Transcribe the listing exactly, leaving out every picture.

● Source excerpt:
════════════════

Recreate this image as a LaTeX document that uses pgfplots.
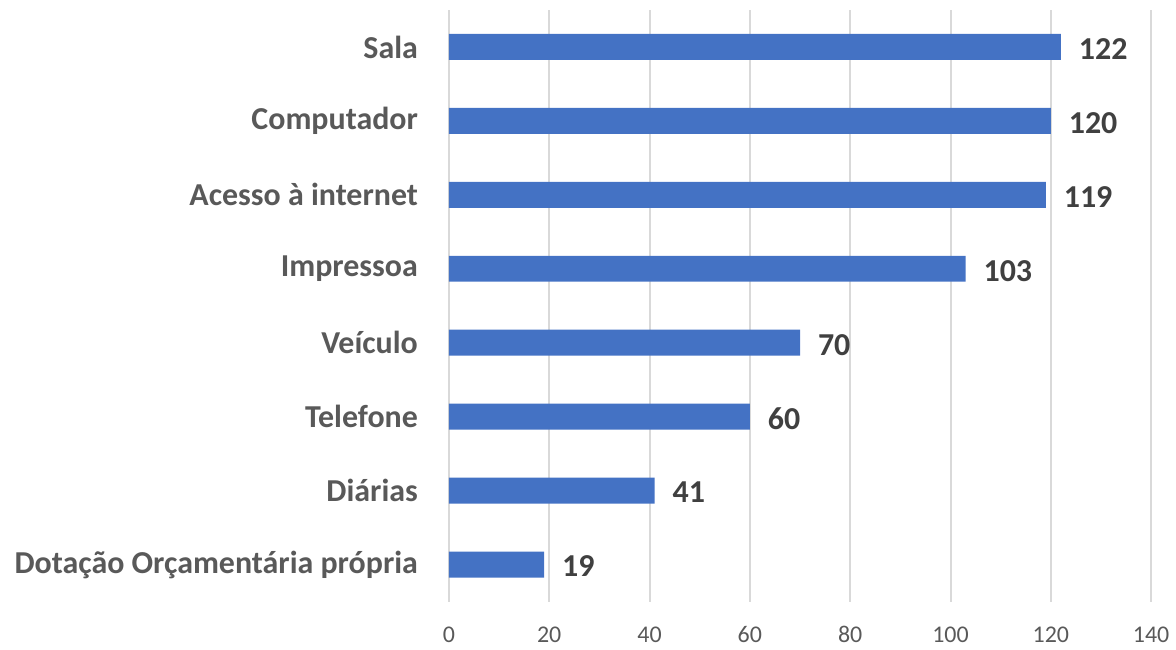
\documentclass[border=0pt]{standalone}
\usepackage{fontspec}
\setmainfont{Carlito}
\usepackage{pgfplots}
\pgfplotsset{compat=1.18}

\definecolor{barblue}{HTML}{4472C4}
\definecolor{gridgray}{HTML}{D9D9D9}
\definecolor{labgray}{HTML}{595959}
\definecolor{valgray}{HTML}{404040}

\begin{document}
\begin{tikzpicture}
\begin{axis}[
    xbar,
    scale only axis,
    width=352pt,
    height=296.5pt,
    bar width=13pt,
    xmin=0, xmax=140,
    ymin=-0.5, ymax=7.5,
    xtick={0,20,...,140},
    ytick=data,
    yticklabels={Dotação Orçamentária própria,Diárias,Telefone,Veículo,Impressoa,Acesso à internet,Computador,Sala},
    axis line style={draw=none},
    major tick length=0pt,
    xmajorgrids=true,
    grid style={gridgray, line width=1pt},
    /pgf/number format/assume math mode=true,
    xticklabel style={font=\fontsize{12}{14}\selectfont, text=labgray, yshift=-9pt},
    yticklabel style={font=\fontsize{16}{19}\selectfont\bfseries, text=labgray, xshift=-12pt},
    nodes near coords,
    every node near coord/.append style={font=\fontsize{16}{19}\selectfont\bfseries, text=valgray, xshift=5.5pt, yshift=-1pt},
    clip=false,
]
\addplot[fill=barblue, draw=none] coordinates {
    (19,0) (41,1) (60,2) (70,3) (103,4) (119,5) (120,6) (122,7)
};
\end{axis}
\path[use as bounding box] ([xshift=-225pt,yshift=-21.5pt]current axis.south west) rectangle ([xshift=11pt,yshift=5pt]current axis.north east);
\end{tikzpicture}
\end{document}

════════════════

● Written response:
Recreate this image as a LaTeX document that uses pgfplots.
\documentclass[border=0pt]{standalone}
\usepackage{fontspec}
\setmainfont{Carlito}
\usepackage{pgfplots}
\pgfplotsset{compat=1.18}

\definecolor{barblue}{HTML}{4472C4}
\definecolor{gridgray}{HTML}{D9D9D9}
\definecolor{labgray}{HTML}{595959}
\definecolor{valgray}{HTML}{404040}

\begin{document}
\begin{tikzpicture}
\begin{axis}[
    xbar,
    scale only axis,
    width=352pt,
    height=296.5pt,
    bar width=13pt,
    xmin=0, xmax=140,
    ymin=-0.5, ymax=7.5,
    xtick={0,20,...,140},
    ytick=data,
    yticklabels={Dotação Orçamentária própria,Diárias,Telefone,Veículo,Impressoa,Acesso à internet,Computador,Sala},
    axis line style={draw=none},
    major tick length=0pt,
    xmajorgrids=true,
    grid style={gridgray, line width=1pt},
    /pgf/number format/assume math mode=true,
    xticklabel style={font=\fontsize{12}{14}\selectfont, text=labgray, yshift=-9pt},
    yticklabel style={font=\fontsize{16}{19}\selectfont\bfseries, text=labgray, xshift=-12pt},
    nodes near coords,
    every node near coord/.append style={font=\fontsize{16}{19}\selectfont\bfseries, text=valgray, xshift=5.5pt, yshift=-1pt},
    clip=false,
]
\addplot[fill=barblue, draw=none] coordinates {
    (19,0) (41,1) (60,2) (70,3) (103,4) (119,5) (120,6) (122,7)
};
\end{axis}
\path[use as bounding box] ([xshift=-225pt,yshift=-21.5pt]current axis.south west) rectangle ([xshift=11pt,yshift=5pt]current axis.north east);
\end{tikzpicture}
\end{document}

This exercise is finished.